The Importance of Banned Books Week

C-SC English Professor Discusses Controversial Books


Jessica Beaver

A copy of “The Catcher in the Rye”

The American Library Association’s Banned Books Week kicked off Sept. 27 and ended Oct. 3. This is a week to shine a light on literature that has been censored throughout history for a variety of different reasons.

Culver-Stockton College Associate Professor of English Dr. Alissa Burger taught a Narrative Fiction class on banned books in Spring 2020.  Students in the course read Judy Blume’s Are You There God? It’s Me Margaret, Toni Morrison’s The Bluest Eye, Stephen King’s Carrie, Angie Thomas’s The Hate U Give and Alex Gino’s George. There was also a final reading project where there many different options to choose from including Jay Asher’s Thirteen Reasons Why.

Burger’s stance on the censorship of books is that it is problematic. “Not only should people have the right to read what they want to read and access the information they’re curious about,” said Burger, “it comes with a whole slew of other problems.” She then states that there are other places that people would be able to access these books even if they were banned.

“If the school library bans it, they could likely get it at the public library, borrow a copy from someone else, or buy a copy.” Another problem that goes with this is the fact that no one likes being told what not to do.

“There are a lot of people who if you tell them not to do something or that they can’t do it will just want to to do it even more, which again means if the goal in banning a book is to make sure people don’t read it, that’s likely to be ineffective” Burger says.

She also mentions that it is important to look at the American Library Association (ALA) Office of Intellectual Freedom’s most frequently banned books list to get a sense of what books are being or have been most frequently challenged in that year and why. “This list provides a really revealing snapshot of the moments cultural and political debates.”

Burger believes that taking the time to recognize Banned Books Week is important for many reasons.

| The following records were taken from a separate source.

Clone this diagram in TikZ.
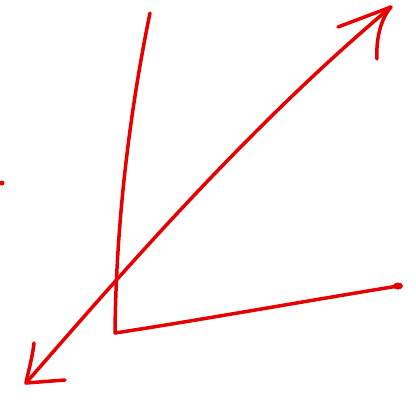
\documentclass[tikz,border=0pt]{standalone}
\usepackage{xcolor}
\usepackage{tikz}
\definecolor{inkred}{HTML}{E60000}

\begin{document}
\begin{tikzpicture}[x=1pt, y=-1pt,
    ink/.style={draw=inkred, line width=3.5pt, line cap=round, line join=round}]
    \useasboundingbox (0,0) rectangle (416,400);
    % corner of the two axes
    \coordinate (corner) at (115,333);
    \coordinate (ytop) at (150,13);
    \coordinate (xend) at (398,286);
    % long double arrow
    \coordinate (tipne) at (391,7);
    \coordinate (tipsw) at (26,383);
    \draw[ink] (ytop) .. controls (128,120) and (116,230) .. (corner);
    \draw[ink] (corner) .. controls (200,320) and (300,302) .. (xend);
    \fill[inkred] (xend) ellipse (5pt and 3.5pt);
    \draw[ink] (tipsw) .. controls (120,275) and (250,125) .. (tipne);
    % barbs
    \draw[ink] (338,27) -- (tipne) .. controls (380,20) and (376,40) .. (377,59);
    \draw[ink] (34,343) .. controls (32,360) and (28,372) .. (tipsw) -- (65,380);
    % stray dot
    \fill[inkred] (2,183) circle (2.5pt) coordinate (dot);
\end{tikzpicture}
\end{document}
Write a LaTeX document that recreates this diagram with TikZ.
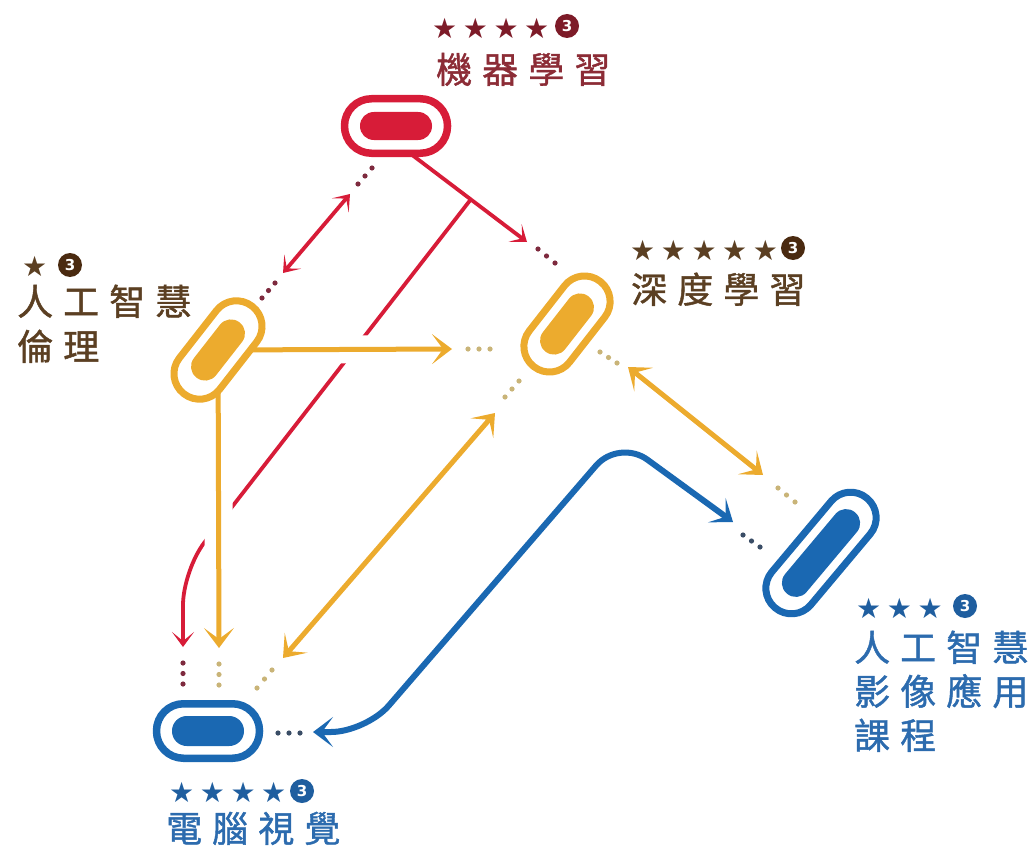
\documentclass[tikz,border=0pt]{standalone}
\usepackage{fontspec}
\newfontfamily\cjk[LetterSpace=28,FakeBold=1.2]{Noto Sans CJK TC}
\newfontfamily\symf[LetterSpace=20]{DejaVu Sans}
\newfontfamily\numf{DejaVu Sans}
\usetikzlibrary{arrows.meta,calc,backgrounds}
\definecolor{cred}{HTML}{D71C38}
\definecolor{cyel}{HTML}{ECAB2E}
\definecolor{cblu}{HTML}{1A68B2}
\definecolor{tred}{HTML}{8C2C36}
\definecolor{nred}{HTML}{7D1B28}
\definecolor{tbrn}{HTML}{5B3F22}
\definecolor{nbrn}{HTML}{4A2A10}
\definecolor{tblu}{HTML}{2C6BAE}
\definecolor{nblu}{HTML}{1F5E9F}
\definecolor{dred}{HTML}{7E2A3E}
\definecolor{dyel}{HTML}{C9B478}
\definecolor{dblu}{HTML}{3A4D66}
\newcommand\tdots[3]{\fill[#1] (#2) circle (2.6pt) ($(#2)!0.5!(#3)$) circle (2.6pt) (#3) circle (2.6pt);}
\begin{document}
\begin{tikzpicture}[x=1pt,y=-1pt,
  capH/.style={draw=#1, line width=7.5pt, inner sep=0, outer sep=0, minimum width=103, minimum height=54.5, rounded corners=27pt},
  capT/.style={draw=#1, line width=7pt, inner sep=0, outer sep=0, minimum height=51, rounded corners=25.3pt},
  inner/.style={fill=#1, inner sep=0, outer sep=0, minimum height=28, rounded corners=13.8pt},
  lab/.style={anchor=base west, inner sep=0, font=\cjk\fontsize{36}{36}\selectfont},
  stars/.style={anchor=west, inner sep=0, font=\symf\fontsize{28}{28}\selectfont},
  num/.style={circle, fill=#1, inner sep=0, minimum size=24, text=white, font=\numf\bfseries\fontsize{15}{15}\selectfont},
  rline/.style={cred, line width=3.8pt, arrows={-Stealth[length=15pt,width=22pt,inset=9pt]}},
  yline/.style={cyel, line width=5pt, arrows={-Stealth[length=20pt,width=30pt,inset=11pt]}},
  bline/.style={cblu, line width=6pt, arrows={-Stealth[length=20pt,width=30pt,inset=11pt]}},
  halo/.style={white, line width=28pt}
]
\path[use as bounding box] (0,0) rectangle (1030,848);

% nodes
\node[capH=cred] (ml) at (396,126) {};
\node[inner=cred, minimum width=72] (mli) at (ml.center) {};
\node[capT=cyel, minimum width=111, rotate=52] (eth) at (218,350) {};
\node[inner=cyel, minimum width=70, rotate=52] (ethi) at (eth.center) {};
\node[capT=cyel, minimum width=108, rotate=52] (dl) at (567,324) {};
\node[inner=cyel, minimum width=70, rotate=52] (dli) at (dl.center) {};
\node[capT=cblu, minimum width=143, rotate=50] (ai) at (821,553) {};
\node[inner=cblu, minimum width=106, rotate=50] (aii) at (ai.center) {};
\node[capH=cblu] (cv) at (208,731) {};
\node[inner=cblu, minimum width=72, minimum height=30, rounded corners=14.8pt] (cvi) at (cv.center) {};

% labels
\node[stars, text=nred] (mls) at (432,28) {★★★★};
\node[num=nred] (mln) at (567,26) {3};
\node[lab, text=tred] (mlt) at (436,83) {機器學習};

\node[stars, text=tbrn] (eths) at (22,266) {★};
\node[num=nbrn] (ethn) at (70,265) {3};
\node[lab, text=tbrn] (etht1) at (17,315) {人工智慧};
\node[lab, text=tbrn] (etht2) at (17,360) {倫理};

\node[stars, text=tbrn] (dls) at (630,250) {★★★★★};
\node[num=nbrn] (dln) at (793,248) {3};
\node[lab, text=tbrn] (dlt) at (631,303) {深度學習};

\node[stars, text=nblu] (ais) at (856,608) {★★★};
\node[num=nblu] (ain) at (965,606) {3};
\node[lab, text=tblu] (ait1) at (854,661) {人工智慧};
\node[lab, text=tblu] (ait2) at (854,705) {影像應用};
\node[lab, text=tblu] (ait3) at (854,749) {課程};

\node[stars, text=nblu] (cvs) at (169,792) {★★★★};
\node[num=nblu] (cvn) at (302,791) {3};
\node[lab, text=tblu] (cvt) at (166,842) {電腦視覺};

% coordinates
\coordinate (r1t1) at (350,194);
\coordinate (r1t2) at (283,273);
\coordinate (r2t) at (527,242);
\coordinate (rb) at ($(ml.297)!0.52!(r2t)$);
\coordinate (rc) at (183,570);
\coordinate (r3t) at (183,647);
\coordinate (y1t) at (452,349);
\coordinate (y2t) at (219,648);
\coordinate (y3t1) at (283,658);
\coordinate (y3t2) at (495,413);
\coordinate (y4t1) at (628,367);
\coordinate (y4t2) at (763,475);
\coordinate (bt1) at (313,732);
\coordinate (bc1) at (366,732);
\coordinate (bc2) at (619,439);
\coordinate (bt2) at (733,522);

\begin{scope}[on background layer]
  % red
  \draw[rline, arrows={Stealth[length=15pt,width=22pt,inset=9pt]-Stealth[length=15pt,width=22pt,inset=9pt]}] (r1t1) -- (r1t2);
  \draw[rline] (ml.297) -- (r2t);
  \draw[rline, rounded corners=35pt] (rb) -- (rc) -- (r3t);
  % halos
  \draw[halo, shorten >=40pt] (eth) -- (y1t);
  \draw[halo, shorten >=40pt] (eth) -- (y2t);
  % yellow
  \draw[yline] (eth) -- (y1t);
  \draw[yline] (eth) -- (y2t);
  \draw[yline, arrows={Stealth[length=20pt,width=30pt,inset=11pt]-Stealth[length=20pt,width=30pt,inset=11pt]}] (y3t1) -- (y3t2);
  \draw[yline, arrows={Stealth[length=20pt,width=30pt,inset=11pt]-Stealth[length=20pt,width=30pt,inset=11pt]}] (y4t1) -- (y4t2);
  % blue
  \draw[bline, rounded corners=35pt, arrows={Stealth[length=20pt,width=30pt,inset=11pt]-Stealth[length=20pt,width=30pt,inset=11pt]}] (bt1) -- (bc1) -- (bc2) -- (bt2);
  % dots
  \coordinate (d1a) at (372,168); \coordinate (d1b) at (358,184);
  \coordinate (d2a) at (275,283); \coordinate (d2b) at (262,298);
  \coordinate (d3a) at (538,249); \coordinate (d3b) at (555,263);
  \coordinate (d4a) at (183,663); \coordinate (d4b) at (183,684);
  \coordinate (d5a) at (468,349); \coordinate (d5b) at (490,349);
  \coordinate (d6a) at (219,664); \coordinate (d6b) at (219,685);
  \coordinate (d7a) at (257,688); \coordinate (d7b) at (272,670);
  \coordinate (d8a) at (505,397); \coordinate (d8b) at (519,381);
  \coordinate (d9a) at (600,352); \coordinate (d9b) at (617,363);
  \coordinate (d10a) at (778,488); \coordinate (d10b) at (795,502);
  \coordinate (d11a) at (278,733); \coordinate (d11b) at (300,733);
  \coordinate (d12a) at (743,535); \coordinate (d12b) at (760,547);
  \tdots{dred}{d1a}{d1b}
  \tdots{dred}{d2a}{d2b}
  \tdots{dred}{d3a}{d3b}
  \tdots{dred}{d4a}{d4b}
  \tdots{dyel}{d5a}{d5b}
  \tdots{dyel}{d6a}{d6b}
  \tdots{dyel}{d7a}{d7b}
  \tdots{dyel}{d8a}{d8b}
  \tdots{dyel}{d9a}{d9b}
  \tdots{dyel}{d10a}{d10b}
  \tdots{dblu}{d11a}{d11b}
  \tdots{dblu}{d12a}{d12b}
\end{scope}
\end{tikzpicture}
\end{document}
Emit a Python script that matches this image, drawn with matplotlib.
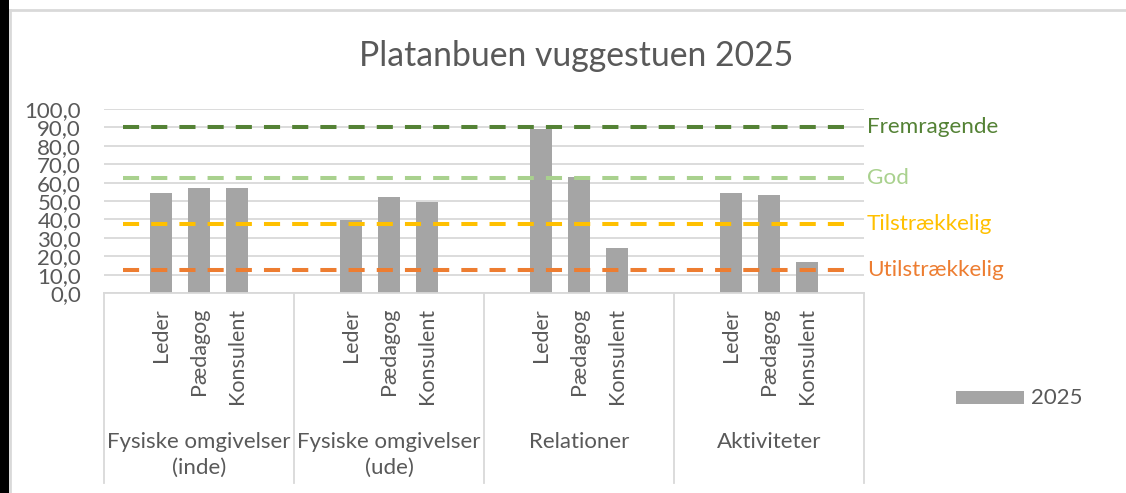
import matplotlib
matplotlib.use("Agg")
import matplotlib.pyplot as plt
from matplotlib.patches import Rectangle
from matplotlib.lines import Line2D
import matplotlib.transforms as mtransforms

plt.rcParams['font.family'] = ['Lato', 'DejaVu Sans']

# ---- data ----
title = "Platanbuen vuggestuen 2025"
groups = ["Fysiske omgivelser\n(inde)", "Fysiske omgivelser\n(ude)", "Relationer", "Aktiviteter"]
roles = ["Leder", "Pædagog", "Konsulent"]
values_inde = [54.4, 57.3, 57.3]
values_ude = [39.7, 52.0, 49.5]
values_relationer = [89.0, 62.8, 24.4]
values_aktiviteter = [54.4, 53.3, 16.8]
series_name = "2025"
threshold_names = ["Fremragende", "God", "Tilstrækkelig", "Utilstrækkelig"]
threshold_values = [90, 62.5, 37.5, 12.5]
threshold_colors = ["#548235", "#A9D18E", "#FFC000", "#ED7D31"]
yticks = [0, 10, 20, 30, 40, 50, 60, 70, 80, 90, 100]

all_values = [values_inde, values_ude, values_relationer, values_aktiviteter]

TEXT = "#595959"
GRID = "#D9D9D9"
BAR = "#A5A5A5"

W, H = 1126, 493
fig = plt.figure(figsize=(W / 100, H / 100), dpi=100)
fig.patch.set_facecolor("white")

# chart frame (left black strip + light border)
fig.add_artist(Rectangle((0, 0), 8.5 / W, 1, transform=fig.transFigure, color="black", lw=0))
fig.add_artist(Line2D([10 / W, 10 / W], [0, 1 - 10 / H], transform=fig.transFigure, color=GRID, lw=2))
fig.add_artist(Line2D([10 / W, 1], [1 - 10 / H, 1 - 10 / H], transform=fig.transFigure, color=GRID, lw=2))

ax_l, ax_r = 104 / W, 864 / W
ax_b, ax_t = (H - 293) / H, (H - 109) / H
ax = fig.add_axes([ax_l, ax_b, ax_r - ax_l, ax_t - ax_b])

slots_per_group = len(roles) + 2
n_slots = slots_per_group * len(groups)

xs, hs, labels = [], [], []
for g, vals in enumerate(all_values):
    for r, v in enumerate(vals):
        xs.append(g * slots_per_group + 1 + r)
        hs.append(v)
        labels.append(roles[r])

ax.bar(xs, hs, width=0.56, color=BAR, zorder=2, label=series_name)

for name, val, col in zip(threshold_names, threshold_values, threshold_colors):
    ax.plot([0, n_slots - 1], [val, val], color=col, lw=2.9, dashes=(4, 3),
            solid_capstyle="butt", dash_capstyle="butt", zorder=3)
    ax.text(1.0 + 3 / 760, val, name, transform=mtransforms.blended_transform_factory(ax.transAxes, ax.transData),
            color=col, fontsize=16.2, va="center", ha="left")

ax.set_xlim(-0.5, n_slots - 0.5)
ax.set_ylim(0, 100)
ax.set_yticks(yticks)
ax.set_yticklabels([f"{t:.1f}".replace(".", ",") for t in yticks], color=TEXT, fontsize=16)
ax.yaxis.grid(True, color=GRID, lw=1.3, zorder=0)
ax.set_axisbelow(True)
ax.tick_params(axis="y", length=0, pad=16.5)
ax.tick_params(axis="x", length=0)
ax.set_xticks([])
for s in ["left", "right", "top"]:
    ax.spines[s].set_visible(False)
ax.spines["bottom"].set_color(GRID)
ax.spines["bottom"].set_linewidth(1.3)

trans = mtransforms.blended_transform_factory(ax.transData, ax.transAxes)
px = 1 / (293 - 109)  # one pixel in axes-fraction units (vertical)

for x, lab in zip(xs, labels):
    ax.text(x, -15 * px, lab, transform=trans, rotation=90, ha="center", va="top",
            color=TEXT, fontsize=15.5)

for g, name in enumerate(groups):
    cx = g * slots_per_group + (slots_per_group - 1) / 2
    ax.text(cx, -(432 - 293) * px, name, transform=trans, ha="center", va="top",
            color=TEXT, fontsize=16, linespacing=1.35)

for g in range(len(groups) + 1):
    bx = g * slots_per_group - 0.5
    ax.plot([bx, bx], [0, -(483 - 293) * px], transform=trans, color=GRID, lw=1.3, clip_on=False)

# legend
fig.add_artist(Rectangle((956 / W, 1 - 404 / H), 68 / W, 13 / H, transform=fig.transFigure, color=BAR, lw=0))
fig.text(1031 / W, 1 - 398 / H, series_name, color=TEXT, fontsize=16, va="center", ha="left")

fig.text(576 / W, 1 - 66 / H, title, color=TEXT, fontsize=24.3, ha="center", va="baseline")

fig.savefig("out.png", dpi=100)
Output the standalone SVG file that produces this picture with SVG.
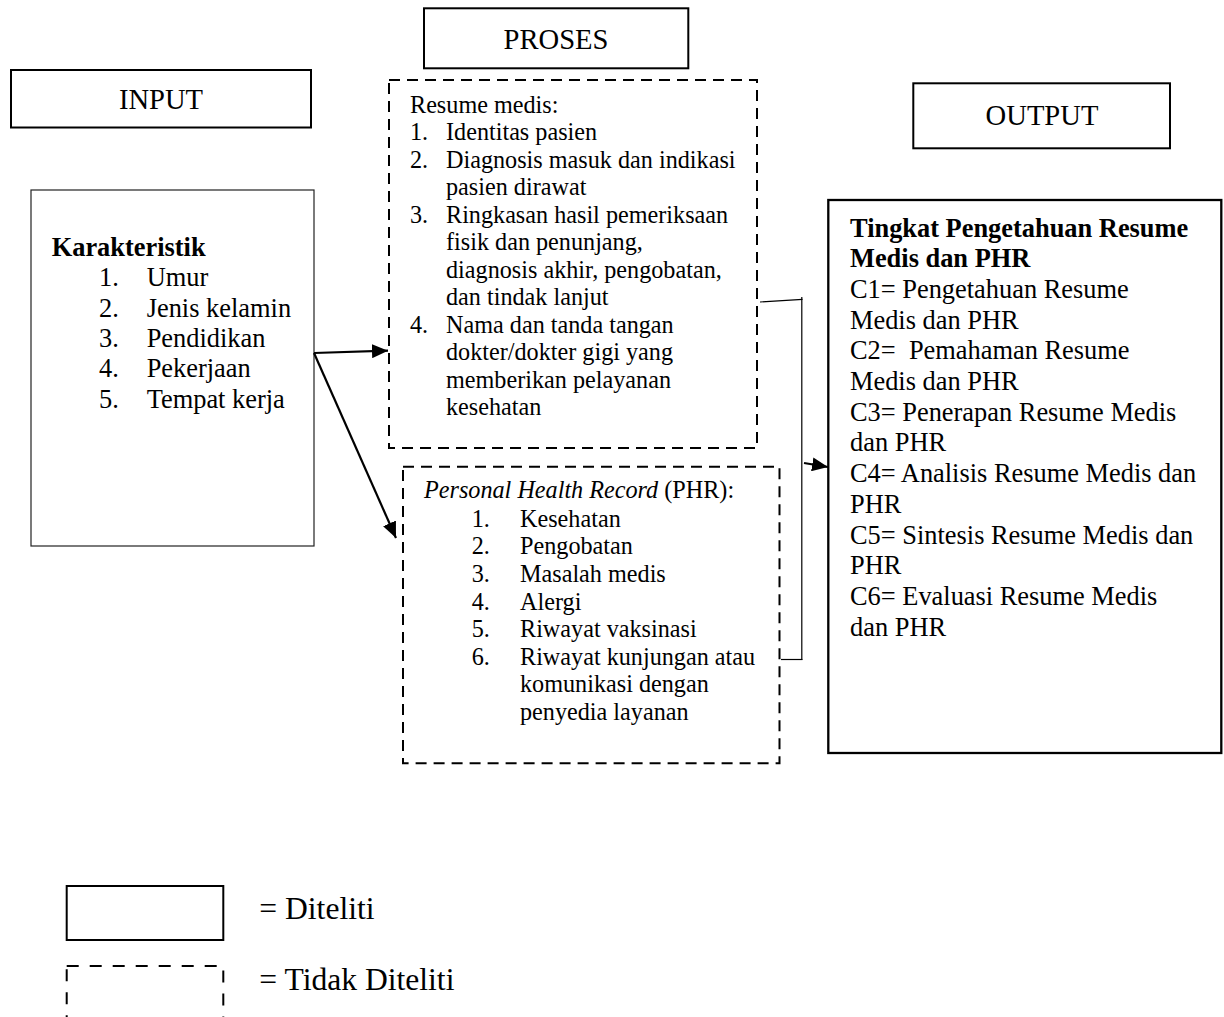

In this time when we now have the sense that pretty much any information we want is right there at our fingertips with a quick Google search, it’s useful to realize there are still notable instances where this is not the case because of book challenges or bans.

— Dr. Alissa Burger

Burger touches on the sense of erasure and control that comes with the censorship of these books, especially in regards to the kids in the LGBTQ+ community that may question their identity that may not have a supportive family environment.

“In recent years, frequently banned books have also included books that talk about race, police brutality, gender inequality, sexual assault, and mental illness,” says Burger, “which again, provide us with some insight into the “hot button” issues of the moment, so to speak, and raise opportunities for considering who wants to silence these voice, why, and what the stakes of that could be.”

Burger doesn’t have a favorite banned book – she says there were too many to choose from. “I particularly love books that privilege voices that are too often silenced or ignored. Books that privilege women’s voices – and particularly those of survivors of abuse or sexual assault – are immeasurably important. Angie Thomas’s The Hate U Give is tremendous and offers a really important opportunity to discuss the recent protests and Black Lives Matter movement.” said Burger, “Books that foreground trans identity in ways that are accessible for younger readers, like Alex Gino’s George and Beyond Magenta: Transgender Teens Speak Out  are great and we absolutely need more books that speak to the entire range of the LGBTQIA+ perspective and experience. And of course, as a Stephen King scholar, I’m really interested in which of his books have historically been banned and why. That a lot more than one, but again, there are so many incredible ones out there!”